Le Courrier, le 10 avril 2019 - Alors que le Sultanat de Brunei vient de renforcer l’application de la charia, un récent arrêt de la Cour européenne des droits de l’homme (CEDH) vient justement rappeler l’universalité de l’interdiction de la torture. Qu'en est-il du fouet ?
Le 4 avril dernier, la Cour a condamné la Bulgarie à ne pas extrader vers l’Iran un ressortissant géorgien accusé de vol, à défaut de quoi elle se rendrait coupable de violation de l’article 3 de la Convention qui proscrit tout acte de torture et toute peine ou traitement inhumain et dégradant1.
Le 17 décembre 2016, le requérant, né en 1951, fut arrêté à l’aéroport de Sofia en provenance de Géorgie. En effet, il figurait sur une liste rouge d’Interpol pour avoir volé, en compagnie d’une autre personne, une somme de 50 000 euros le 24 juin 2016 dans un bureau de change à Téhéran. Il fut mis en détention dans l’attente d’une demande formelle d’extradition des autorités iraniennes. Au mois de janvier 2017, ces autorités ont présenté cette demande, précisant que l’acte commis pourrait conduire à infliger au requérant une peine de six mois à trois ans d’emprisonnement. Elles assuraient encore leurs homologues bulgares que le requérant ne serait pas soumis à la torture ou à un autre traitement inhumain s’il devait être extradé en Iran.
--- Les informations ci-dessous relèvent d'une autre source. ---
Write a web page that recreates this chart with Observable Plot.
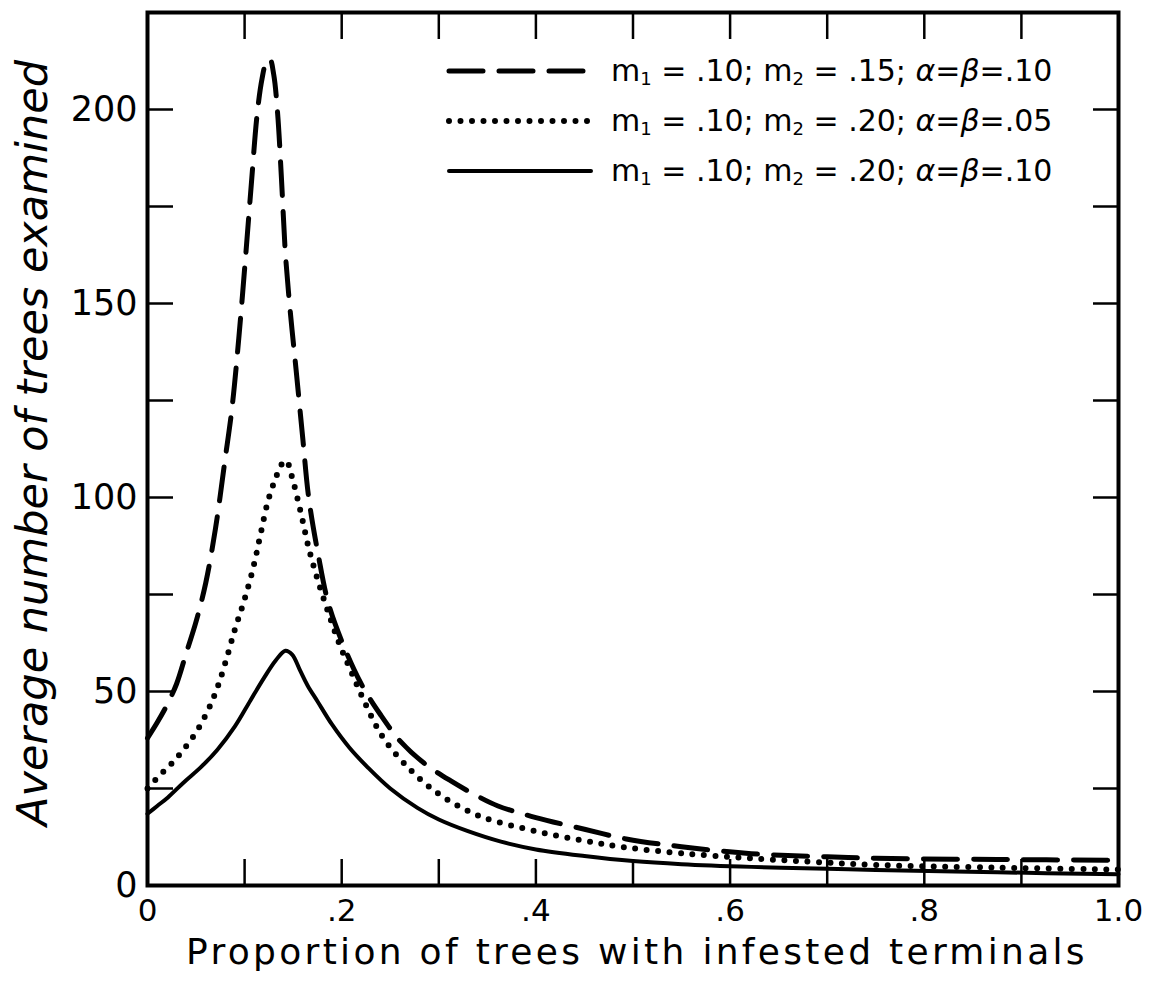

L’extradition fut accordée par un tribunal de Sofia au mois d’avril 2017, pour le motif que la demande d’extradition satisfaisait à toutes les conditions de forme et qu’il était possible d’invoquer la réciprocité de facto existant entre la Bulgarie et l’Iran. Le tribunal a aussi relevé que les autorités iraniennes avaient donné des assurances que le requérant ne serait pas exposé à la torture ou à un traitement inhumain et que le droit iranien ne prévoyait qu’une peine d’emprisonnement pour l’infraction en cause. Cette décision fut confirmée par la Cour d’appel de Sofia.
La Cour rappelle que l’interdiction de la torture inscrite à l’article 3 de la Convention oblige l’Etat partie à la Convention à refuser d’extrader une personne dans un autre pays s’il y a des motifs sérieux de croire que le refoulement comporte un risque concret de mauvais traitement pour l’étranger concerné. La Cour constate que l’article du code pénal iranien invoqué par les autorités iraniennes punit le vol non seulement d’une peine d’emprisonnement, mais encore jusqu’à 74 coups de fouet, bien que ni la liste d’Interpol ni la demande d’extradition n’en avaient fait mention. La Cour a estimé, sur la base de différents rapports internationaux constatant que la peine de fouet était courante en Iran, même pour des vols, que le risque que le requérant soit soumis à un tel traitement, contraire à l’article 3 de la Convention, était bien réel.
Comme la demande d’extradition omettait de préciser que le vol était également puni de coups de fouet, la Cour a émis de sérieux doutes sur les assurances données par les autorités iraniennes que le requérant ne serait pas soumis à la torture ou à un autre traitement inhumain. Ces doutes ont été renforcés par les déclarations des autorités iraniennes dans les instances internationales, notamment en réponse à un rapport du Conseil des droits de l’homme de l’ONU du mois de mars 2018, d’après lesquelles elles considéraient le fouet comme une forme légitime de châtiment, qui avait été mal interprété par l’Occident comme étant dégradant. L’Iran voit en effet apparemment le fouet et d’autres formes de châtiments corporels comme un élément important de sa souveraineté et de sa tradition juridique. Selon la Cour, il convient d’être d’autant plus prudent que l’Iran est un des rares Etats à ne pas avoir signé la Convention de l’ONU contre la torture et les autres traitements cruels, inhumains ou dégradants, à avoir refusé de la signer sur invitation des autres Etats et de modifier en conséquence son code pénal.